Unfortunately, that theory has been discounted. I was standing outside it last night, just about to unlock and open the door when I heard it shut down.

It is also out of warranty, albeit not long, but the earliest I can get it into a Truma agent is 8 weeks.

Brownhills is the dealer and despite their promises they will not accept warranty on vehicles sold before the MBO.

Gerry


----------



## lgbzone (Oct 8, 2008)

GerryD said:


> Thanks to everyone for their suggestions. I have I believe discounted blockage or even partial blockage of the gas system. Reason for this that I can turn on all the burners on the hob, and the oven, then the heater and then the boiler and still the flames are just as strong as when the van was new.
> I have had the boiler running for several hours sometimes and then it shuts down, red LED comes on. Seems more reliable when on lower heat setting. Also seems to shut down when there is a demand for more heat to maintain the temperature.
> Gerry


Hi Gerry

Mines a different model, a 2006 ultrastore rapid, i checked the fault finding section for gas operation, it states the following which may help;

symptom
heater operates for a prolonged time and then the red lamp lights up.

cause
over temperature thermostat operated

remidy
check water content, refill if required (close drain valve). to unlock, switch off appliance, wait 5 minutes and switch on again.

also states

symptom
when switching on, the heater does not operate and the red lamp lights up after approx 30 seconds

cause
cowl cover fitted, air in gas supply, no gas supply, incorrect gas pressure.

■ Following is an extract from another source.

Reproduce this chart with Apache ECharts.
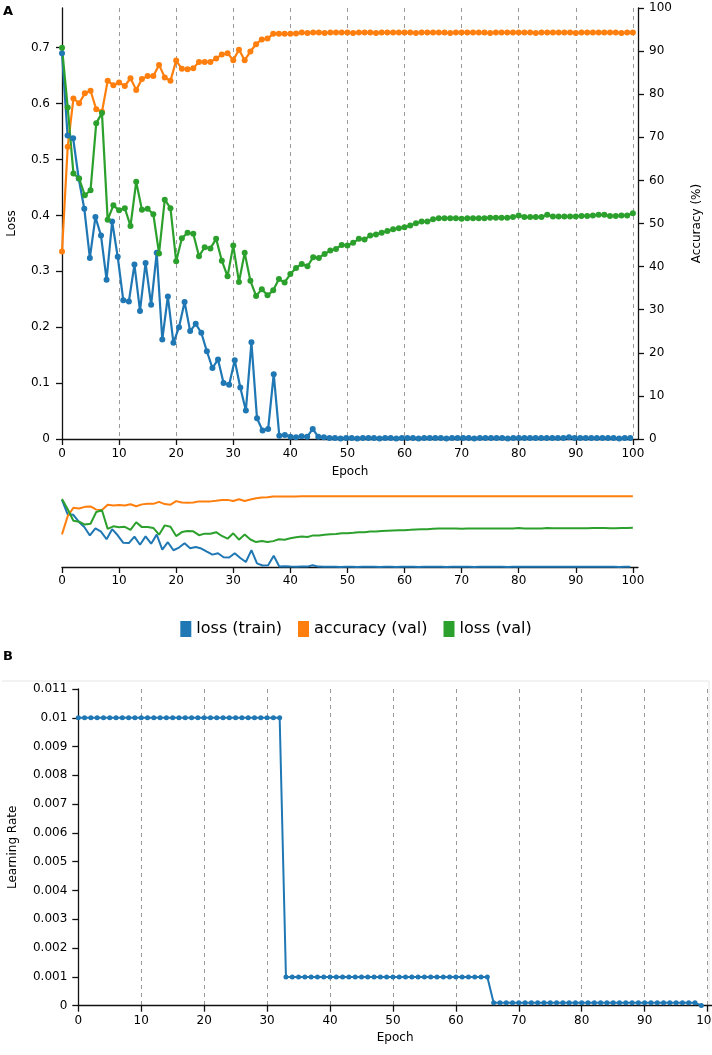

i don't think the second one applies.
The first one seems to fit with your symptoms, including being more reliable on a lower heat etc.

HTH
Lee


----------



## GerryD (Sep 20, 2007)

Thanks to everyone for your suggestions, help and advice. Unfortunately it seems that this will not be cured without some expert help. As this is a room-sealed gas appliance, I shall leave it to a professional.
Will try anything except gas.
Gerry


----------



## carolgavin (May 9, 2005)

GerryD said:


> Thanks to everyone for your suggestions, help and advice. Unfortunately it seems that this will not be cured without some expert help. As this is a room-sealed gas appliance, I shall leave it to a professional.
> Will try anything except gas.
> Gerry


I concur, anything with gas is a real bummer!


----------



## GerryD (Sep 20, 2007)

An update; got the motorhome back yesterday after waiting for two weeks for a part. Turns out it was the thermocouple to the thermostat had failed. £10 for parts, £35 for labour.
Very happy.
Gerry


----------



## oilslick (Oct 3, 2007)

*I was going to say...*

Ours turns off now and then, but if you turn the thermostat down a bit it never does it.

I had assumed the "over temperture" thermocouple must be operating below the setting themocouple when it is on max.

Anyway good to hear you have it fixed


----------